(Goal of the exercise) Output the full listing below exactly as it reads, and skip anything that is a picture.
# # # #
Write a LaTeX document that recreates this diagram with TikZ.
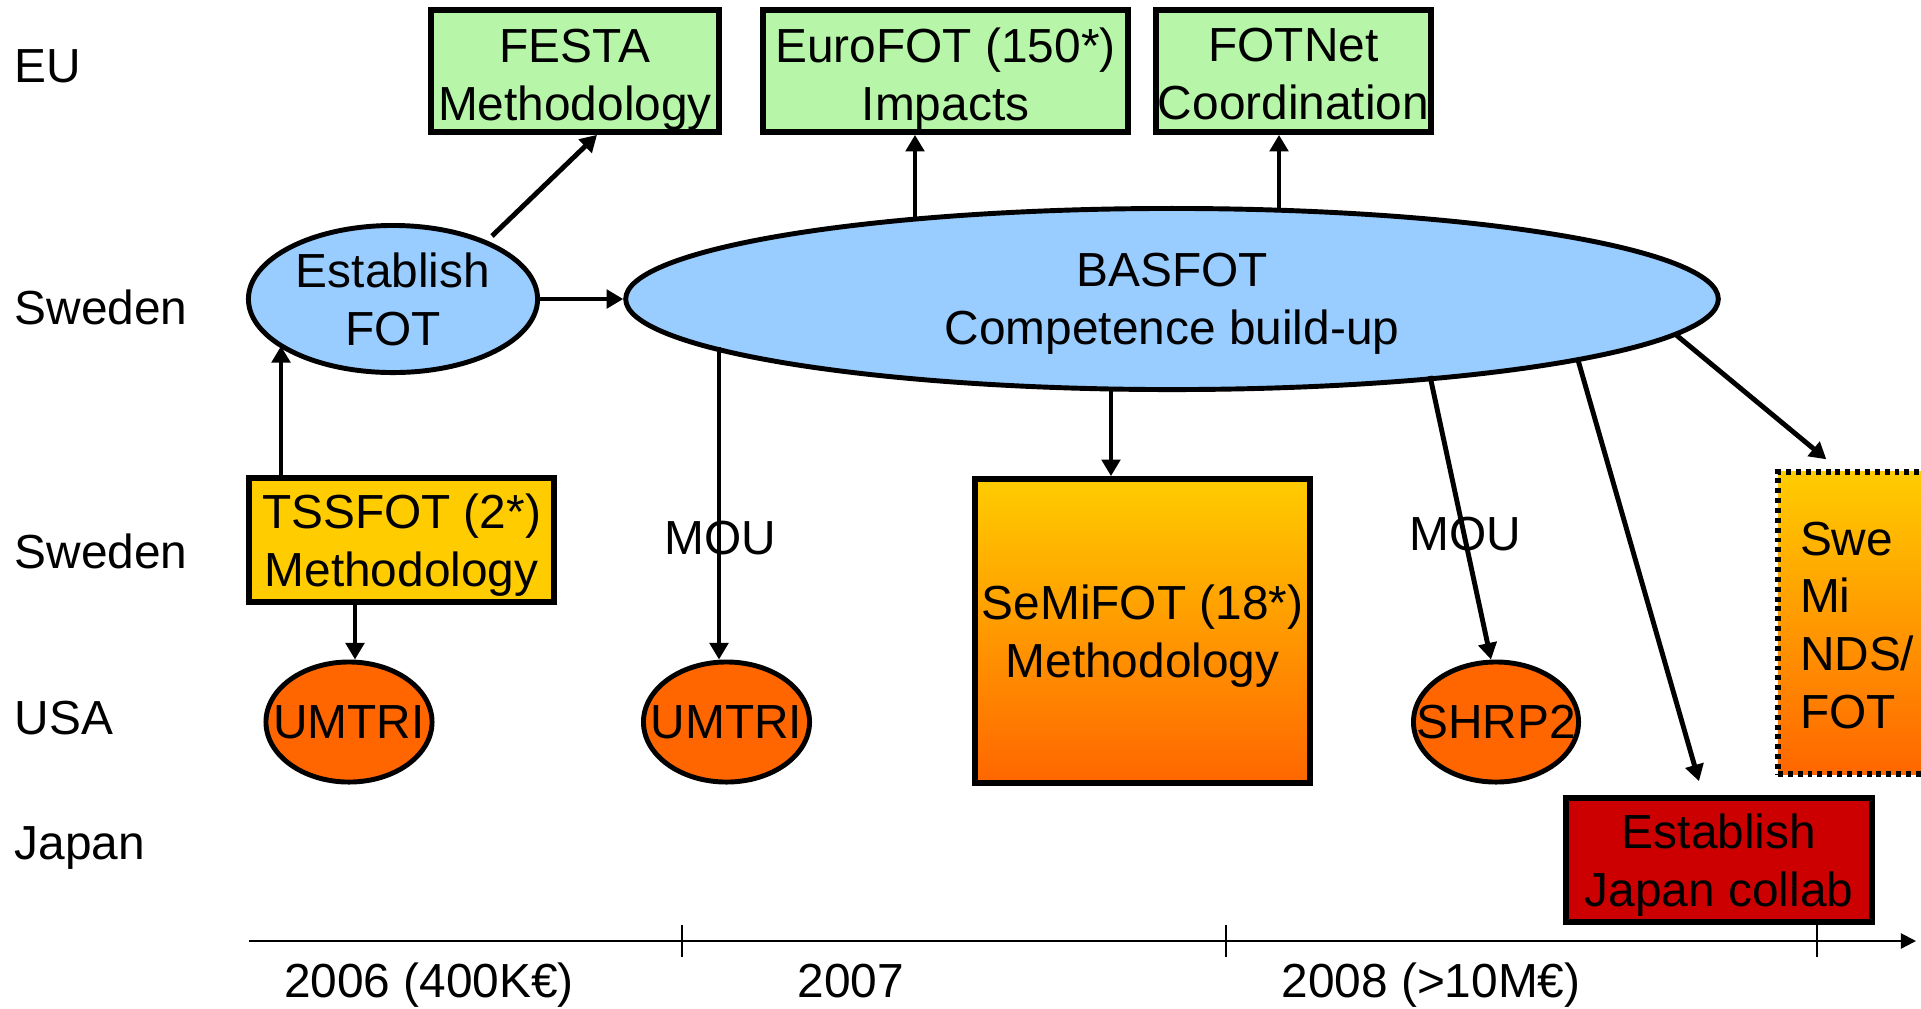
\documentclass[tikz,border=0pt]{standalone}
\usepackage{fontspec}
\setmainfont{Liberation Sans}
\usetikzlibrary{shapes.geometric,arrows.meta}
\definecolor{eugreen}{RGB}{183,245,168}
\definecolor{sweblue}{RGB}{153,204,255}
\definecolor{goldy}{RGB}{255,204,0}
\definecolor{orng}{RGB}{255,102,0}
\definecolor{jred}{RGB}{204,0,0}
\begin{document}
\begin{tikzpicture}[x=0.01cm,y=-0.01cm,
  font=\fontsize{13.6pt}{16.4pt}\selectfont,
  arr/.style={line width=1.4pt,-{Triangle[length=4.7pt,width=5.2pt]}},
  boxb/.style={draw,line width=1.6pt,rectangle,inner sep=0pt,align=center,text depth=0pt},
  greenbox/.style={draw,line width=1.6pt,rectangle,fill=eugreen,minimum height=1.22cm},
  ell/.style={draw,line width=1.4pt,ellipse,inner sep=0pt},
  txt/.style={inner sep=0pt,align=center,text depth=0pt},
  lab/.style={inner sep=0pt,anchor=base west},
  yr/.style={inner sep=0pt,anchor=base}]
\useasboundingbox (0,0) rectangle (1921,1008);
\clip (0,0) rectangle (1921,1008);
% row labels
\node[lab] (lEU) at (14,82) {EU};
\node[lab] (lSw1) at (14,324) {Sweden};
\node[lab] (lSw2) at (14,568) {Sweden};
\node[lab] (lUSA) at (14,734) {USA};
\node[lab] (lJap) at (14,859) {Japan};
% EU boxes
\node[greenbox,minimum width=2.88cm] (festa) at (575,71) {};
\node[txt] (festaT) at ([shift={(0,4)}]festa.center) {FESTA\\Methodology};
\node[greenbox,minimum width=3.65cm] (euro) at (945.5,71) {};
\node[txt] (euroT) at ([shift={(0,3)}]euro.center) {EuroFOT (150*)\\Impacts};
\node[greenbox,minimum width=2.75cm] (fotnet) at (1293.5,71) {};
\node[txt] (fotnetT) at ([shift={(0,3)}]fotnet.center) {FOTNet\\Coordination};
% Sweden ellipses
\node[ell,fill=sweblue,minimum width=2.89cm,minimum height=1.47cm] (est) at (393,299) {};
\node[txt] (estT) at (est.center) {Establish\\FOT};
\node[ell,fill=sweblue,minimum width=10.92cm,minimum height=1.81cm] (bas) at (1172,299) {};
\node[txt] (basT) at (bas.center) {BASFOT\\Competence build-up};
% Sweden boxes
\node[boxb,fill=goldy,minimum width=3.05cm,minimum height=1.24cm] (tss) at (401.5,540) {TSSFOT (2*)\\Methodology};
\node[boxb,top color=goldy,bottom color=orng,minimum width=3.35cm,minimum height=3.04cm] (semi) at (1142.5,631) {SeMiFOT (18*)\\Methodology};
\node[draw,line width=1.5pt,dash pattern=on 1.4pt off 1.4pt,rectangle,top color=goldy,bottom color=orng,
  minimum width=2.0cm,minimum height=3.02cm,inner sep=0pt] (swe) at (1878,623) {};
\node[txt,align=left,anchor=west] (sweT) at ([shift={(24,2)}]swe.west) {Swe\\Mi\\NDS/\\FOT};
% USA
\node[ell,fill=orng,minimum width=1.66cm,minimum height=1.20cm] (um1) at (349,722) {};
\node[txt] (um1T) at (um1.center) {UMTRI};
\node[ell,fill=orng,minimum width=1.66cm,minimum height=1.20cm] (um2) at (726.5,722) {};
\node[txt] (um2T) at (um2.center) {UMTRI};
\node[ell,fill=orng,minimum width=1.65cm,minimum height=1.20cm] (shrp) at (1496,722) {};
\node[txt] (shrpT) at (shrp.center) {SHRP2};
% Japan
\node[boxb,fill=jred,minimum width=3.06cm,minimum height=1.24cm] (jap) at (1719,860) {Establish\\Japan collab};
% MOU labels
\node[yr] (mou1) at (720,554) {MOU};
\node[yr] (mou2) at (1465,550) {MOU};
% connectors
\draw[arr] ([shift={(99,-63)}]est.center) -- ([shift={(22,0)}]festa.south);
\draw[arr] ([shift={(-112,0)}]est.center |- tss.north) -- ([shift={(-112,47)}]est.center);
\draw[arr] ([shift={(6,0)}]um1.north |- tss.south) -- ([shift={(6,0)}]um1.north);
\draw[arr] (est.east) -- (bas.west);
\draw[arr] ([shift={(-257,-80)}]bas.center) -- ([shift={(-257,0)}]bas.center |- euro.south);
\draw[arr] ([shift={(107,-89)}]bas.center) -- ([shift={(107,0)}]bas.center |- fotnet.south);
\draw[arr] ([shift={(-453,48)}]bas.center) -- ([shift={(-453,0)}]bas.center |- um2.north);
\draw[arr] ([shift={(-61,90)}]bas.center) -- ([shift={(-61,0)}]bas.center |- semi.north);
\draw[arr] ([shift={(258,77)}]bas.center) -- ([shift={(-5,0)}]shrp.north);
\draw[arr] ([shift={(406,61)}]bas.center) -- ([shift={(-20,-14)}]jap.north);
\draw[arr] ([shift={(503,35)}]bas.center) -- ([shift={(51,-10)}]swe.north west);
% timeline
\coordinate (tl0) at (249,941);
\coordinate (tl1) at (1916,941);
\draw[line width=0.6pt,-{Triangle[length=4.3pt,width=4.3pt]}] (tl0) -- (tl1);
\foreach \tx in {682,1226,1817} \draw[line width=0.6pt] (\tx,925) -- (\tx,957);
\node[yr] (y2006) at (429,997) {2006 (400K€)};
\node[yr] (y2007) at (851,997) {2007};
\node[yr] (y2008) at (1431,997) {2008 (>10M€)};
\end{tikzpicture}
\end{document}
# # # #
(The result)
Write a LaTeX document that recreates this diagram with TikZ.
\documentclass[tikz,border=0pt]{standalone}
\usepackage{fontspec}
\setmainfont{Liberation Sans}
\usetikzlibrary{shapes.geometric,arrows.meta}
\definecolor{eugreen}{RGB}{183,245,168}
\definecolor{sweblue}{RGB}{153,204,255}
\definecolor{goldy}{RGB}{255,204,0}
\definecolor{orng}{RGB}{255,102,0}
\definecolor{jred}{RGB}{204,0,0}
\begin{document}
\begin{tikzpicture}[x=0.01cm,y=-0.01cm,
  font=\fontsize{13.6pt}{16.4pt}\selectfont,
  arr/.style={line width=1.4pt,-{Triangle[length=4.7pt,width=5.2pt]}},
  boxb/.style={draw,line width=1.6pt,rectangle,inner sep=0pt,align=center,text depth=0pt},
  greenbox/.style={draw,line width=1.6pt,rectangle,fill=eugreen,minimum height=1.22cm},
  ell/.style={draw,line width=1.4pt,ellipse,inner sep=0pt},
  txt/.style={inner sep=0pt,align=center,text depth=0pt},
  lab/.style={inner sep=0pt,anchor=base west},
  yr/.style={inner sep=0pt,anchor=base}]
\useasboundingbox (0,0) rectangle (1921,1008);
\clip (0,0) rectangle (1921,1008);
% row labels
\node[lab] (lEU) at (14,82) {EU};
\node[lab] (lSw1) at (14,324) {Sweden};
\node[lab] (lSw2) at (14,568) {Sweden};
\node[lab] (lUSA) at (14,734) {USA};
\node[lab] (lJap) at (14,859) {Japan};
% EU boxes
\node[greenbox,minimum width=2.88cm] (festa) at (575,71) {};
\node[txt] (festaT) at ([shift={(0,4)}]festa.center) {FESTA\\Methodology};
\node[greenbox,minimum width=3.65cm] (euro) at (945.5,71) {};
\node[txt] (euroT) at ([shift={(0,3)}]euro.center) {EuroFOT (150*)\\Impacts};
\node[greenbox,minimum width=2.75cm] (fotnet) at (1293.5,71) {};
\node[txt] (fotnetT) at ([shift={(0,3)}]fotnet.center) {FOTNet\\Coordination};
% Sweden ellipses
\node[ell,fill=sweblue,minimum width=2.89cm,minimum height=1.47cm] (est) at (393,299) {};
\node[txt] (estT) at (est.center) {Establish\\FOT};
\node[ell,fill=sweblue,minimum width=10.92cm,minimum height=1.81cm] (bas) at (1172,299) {};
\node[txt] (basT) at (bas.center) {BASFOT\\Competence build-up};
% Sweden boxes
\node[boxb,fill=goldy,minimum width=3.05cm,minimum height=1.24cm] (tss) at (401.5,540) {TSSFOT (2*)\\Methodology};
\node[boxb,top color=goldy,bottom color=orng,minimum width=3.35cm,minimum height=3.04cm] (semi) at (1142.5,631) {SeMiFOT (18*)\\Methodology};
\node[draw,line width=1.5pt,dash pattern=on 1.4pt off 1.4pt,rectangle,top color=goldy,bottom color=orng,
  minimum width=2.0cm,minimum height=3.02cm,inner sep=0pt] (swe) at (1878,623) {};
\node[txt,align=left,anchor=west] (sweT) at ([shift={(24,2)}]swe.west) {Swe\\Mi\\NDS/\\FOT};
% USA
\node[ell,fill=orng,minimum width=1.66cm,minimum height=1.20cm] (um1) at (349,722) {};
\node[txt] (um1T) at (um1.center) {UMTRI};
\node[ell,fill=orng,minimum width=1.66cm,minimum height=1.20cm] (um2) at (726.5,722) {};
\node[txt] (um2T) at (um2.center) {UMTRI};
\node[ell,fill=orng,minimum width=1.65cm,minimum height=1.20cm] (shrp) at (1496,722) {};
\node[txt] (shrpT) at (shrp.center) {SHRP2};
% Japan
\node[boxb,fill=jred,minimum width=3.06cm,minimum height=1.24cm] (jap) at (1719,860) {Establish\\Japan collab};
% MOU labels
\node[yr] (mou1) at (720,554) {MOU};
\node[yr] (mou2) at (1465,550) {MOU};
% connectors
\draw[arr] ([shift={(99,-63)}]est.center) -- ([shift={(22,0)}]festa.south);
\draw[arr] ([shift={(-112,0)}]est.center |- tss.north) -- ([shift={(-112,47)}]est.center);
\draw[arr] ([shift={(6,0)}]um1.north |- tss.south) -- ([shift={(6,0)}]um1.north);
\draw[arr] (est.east) -- (bas.west);
\draw[arr] ([shift={(-257,-80)}]bas.center) -- ([shift={(-257,0)}]bas.center |- euro.south);
\draw[arr] ([shift={(107,-89)}]bas.center) -- ([shift={(107,0)}]bas.center |- fotnet.south);
\draw[arr] ([shift={(-453,48)}]bas.center) -- ([shift={(-453,0)}]bas.center |- um2.north);
\draw[arr] ([shift={(-61,90)}]bas.center) -- ([shift={(-61,0)}]bas.center |- semi.north);
\draw[arr] ([shift={(258,77)}]bas.center) -- ([shift={(-5,0)}]shrp.north);
\draw[arr] ([shift={(406,61)}]bas.center) -- ([shift={(-20,-14)}]jap.north);
\draw[arr] ([shift={(503,35)}]bas.center) -- ([shift={(51,-10)}]swe.north west);
% timeline
\coordinate (tl0) at (249,941);
\coordinate (tl1) at (1916,941);
\draw[line width=0.6pt,-{Triangle[length=4.3pt,width=4.3pt]}] (tl0) -- (tl1);
\foreach \tx in {682,1226,1817} \draw[line width=0.6pt] (\tx,925) -- (\tx,957);
\node[yr] (y2006) at (429,997) {2006 (400K€)};
\node[yr] (y2007) at (851,997) {2007};
\node[yr] (y2008) at (1431,997) {2008 (>10M€)};
\end{tikzpicture}
\end{document}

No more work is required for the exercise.